Terwijl woningen met energielabels E, F en G voor significant minder verkocht worden dan woningen met energielabel D. Dit loopt op tot een korting van gemiddeld 13.500 euro voor woningen met label G ten opzichte van woningen met energielabel D.

Figuur 1: Geschatte premies per label afgezet tegen investeringskosten en verdisconteerde energiebesparingen

Figuur toont de absolute waarde van de geschatte premie van het betreffende label t.o.v. een energielabel D (in zwart) over de gehele steekproef.

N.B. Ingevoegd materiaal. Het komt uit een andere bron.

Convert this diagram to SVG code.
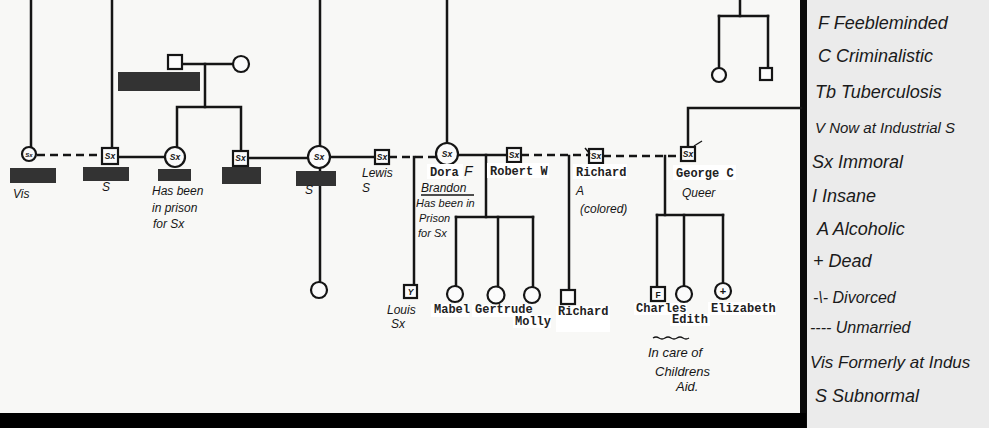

Verder toont de figuur de investeringskosten om van een energielabel D tot het betreffende label te komen (in geel) en de verdisconteerde waarde van de verwachte energiebesparingen van het betreffende label t.o.v. een label D (in blauw).

Verder zijn in Figuur 1 schattingen van het Economisch Instituut voor de Bouw terug te vinden van de investeringskosten en energiebesparingen. Daaruit valt op te maken dat over het algemeen de premies redelijk overeenkomen met zowel de investeringskosten als de energiebesparingen. De enige uitzondering zijn woningen met energielabel A, waar de premie dichterbij de energiebesparingen ligt. Dit komt doordat voor woningen met energielabel A de investeringskosten de energiebesparingen duidelijk overstijgen.

Figuur 2: Geschatte premie voor een ‘groen’ label per jaar per jaar inclusief 95%-betrouwbaarheidsintervallen

Figuur 2 toont de waarde van een huis met een ‘groen’ energielabel (A,B of C) t.o.v. de waarde van een huis met een ‘niet-groen’ energielabel (D, E, F of G). Merk op dat de labels zijn samengevoegd tot kleinere categorieën, dit is gedaan om de tijdsvariatie betrouwbaarder te kunnen schatten.

De premies zijn geschat in percentages en vermenigvuldigd met de gemiddelde waarde van een ‘niet-groen’ huis per jaar om de premie in euro’s te bepalen.